A note of explanation: I share my story, and this new blog, not to make a big deal of myself, my story.  Rather, I want to illustrate my  gratitude, and share in the vulnerable, creative, daring my mentors have shown me.  Be it in person or on blogs, through classes or coaching — I have absorbed so much goodness, inspiration, love, and encouragement. It is time to take forward all of that in my own way.

So here goes…be kind….I have always been an artist.  I was born an artist.  There, I said it to everyone.  If you do not know me it might not seem like much of a revelation, but if you do, I would guess it might come as somewhat of a surprise.

Here is my revelation story:


My dad and I in our “Alice in Wonderland” ballet costumes. I played the Governess/Queen of Hearts. 1993.

Despite spending many years of my youth pursuing and fulfilling my creative energy through dance, a severe chronic injury from age 16-18, coupled with a less-than-ideal skeletal structure for ballet, ended my path towards a professional career.  I had to give it up even though dance was the biggest thing in my life. It was devastating. I mourned this sudden and complete halt in “my” art, that also felt like an end to BEING me. I energetically searched for replacement “careers”, “dreams”, “passions” but nothing I sought, or even imagined then, could replace dance.

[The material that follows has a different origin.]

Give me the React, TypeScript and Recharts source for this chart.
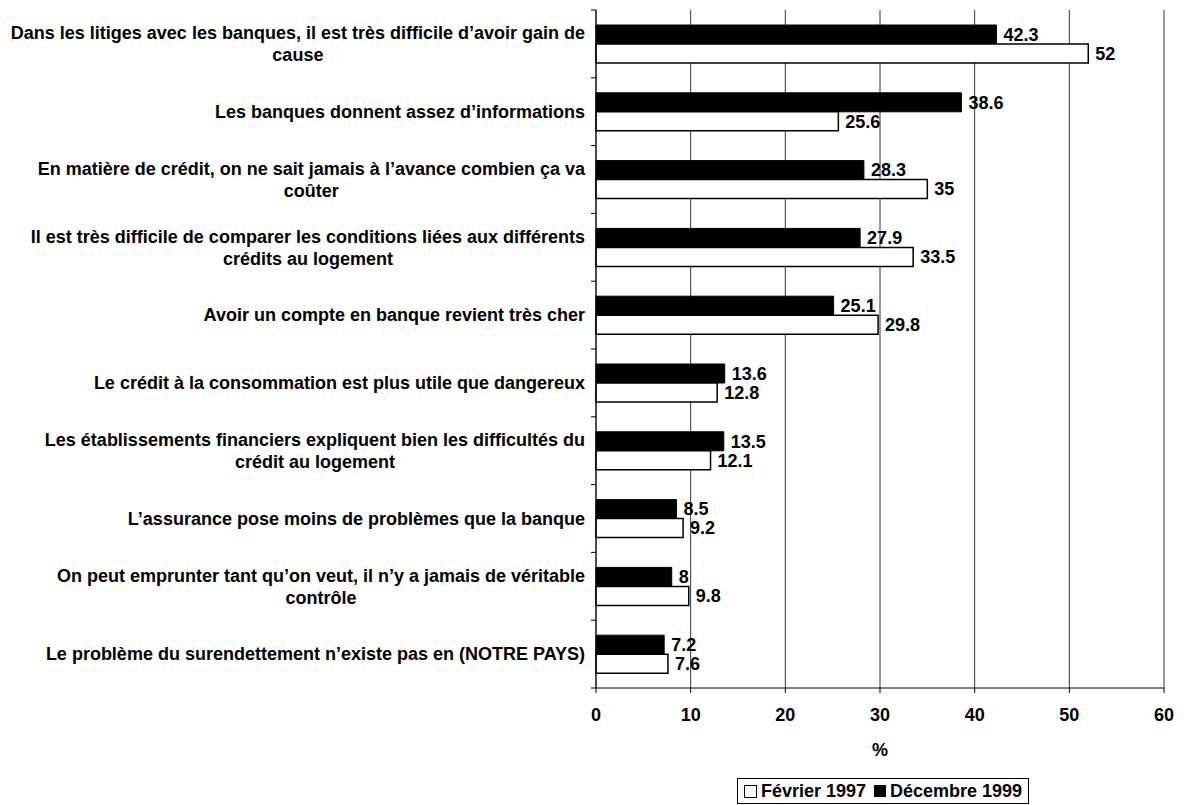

I lost my artistic way in a thick grey coastal fog.  I could not see the painting, book-making, or writing I had done lots of growing up as ways of expressing my artist. I could not see the classes in interior design, mechanical drawing/drafting, or even stained glass as my art.  I was nearly blind to the truth that it was immersion in the artistic process, creative expression, and collaboration that I had loved and thrived on.  Had I pursued interior design, or architecture, or writing as a creative art after I stopped dancing it might be my profession today. But I was caught in this trap of conditioning that said if you cannot pursue the one thing you love then you might as well do the opposite — something practical. Besides everything through my 18-year-old-tunnel-vision sunglasses seemed pale and boring compared to the bright energy of dance. So I moved to San Francisco and went to University, for business.